Once the Kings roll through the 2014-15 season, Williams, 32, could become an unrestricted free agent. There’s no doubt he’s been great for the Kings since arriving in a trade with the Carolina Hurricanes in 2009. Since then, he’s been a fairly steady 15-20 goal per season player who just manages to become superhuman in the playoffs.
Williams will be coming off a contract with a $3.65 million cap hit. Players his age don’t tend to continue getting better as they get older and the Kings have a pair of young players pushing to graduate to his spot on a wing with Anze Kopitar and Dustin Brown.
Tyler Toffoli and Tanner Pearson stepped up big in the playoffs themselves and Toffoli in particular has the offensive touch that has many thinking he’ll be a goal-scoring stud for them for years to come.
The question for Kings GM Dean Lombardi wrests on a couple of matters: The salary cap and when it’s the right time to part ways.
According to CapGeek.com, the Kings have over $59 million committed to next season. While the cap is surely to jump, they’ll have key RFAs to re-sign in Toffoli, Pearson, Kyle Clifford, Jordan Nolan, defenseman Jake Muzzin, and goalie Martin Jones.
It’s unlikely that all those players would put the Kings in cap peril, but retaining Williams could potentially stunt one of the forwards’ growth. That situation makes it tricky for Lombardi to decide if it’s time to hand the keys over to the kids at forward or re-commit to Williams and potentially give him a raise.

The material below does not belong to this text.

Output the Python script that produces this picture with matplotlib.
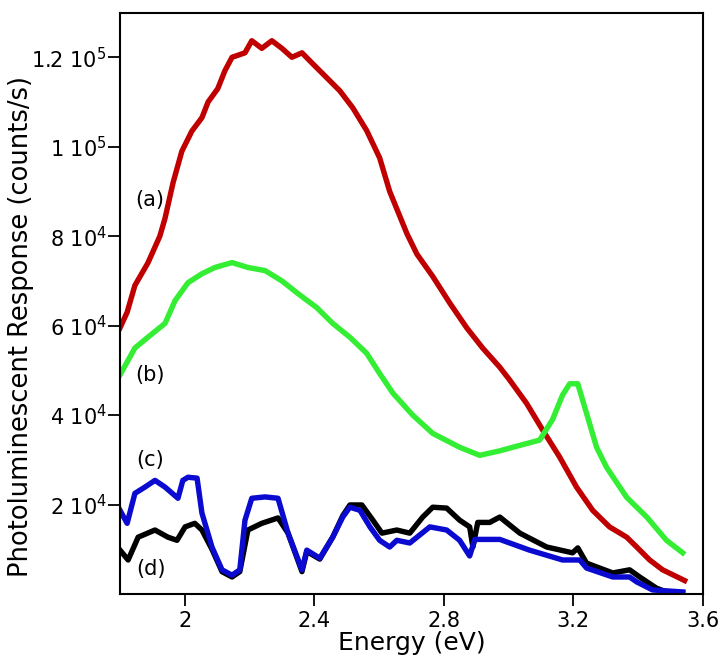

If Lombardi and coach Darryl Sutter feel it’s Toffoli’s time to slide up the lineup, that’d make for an apt time to wish Williams well on his future endeavors and thank him for the Stanley Cups.
Then again, making rosters work with a lot of depth hasn’t been an issue for the Kings and rolling four lines that can beat you has been one of their trademarks. The Kings will find a way to make it work with or without Williams if it comes to that, but another monster postseason with a Stanley Cup could make him an icon impossible to let go in L.A.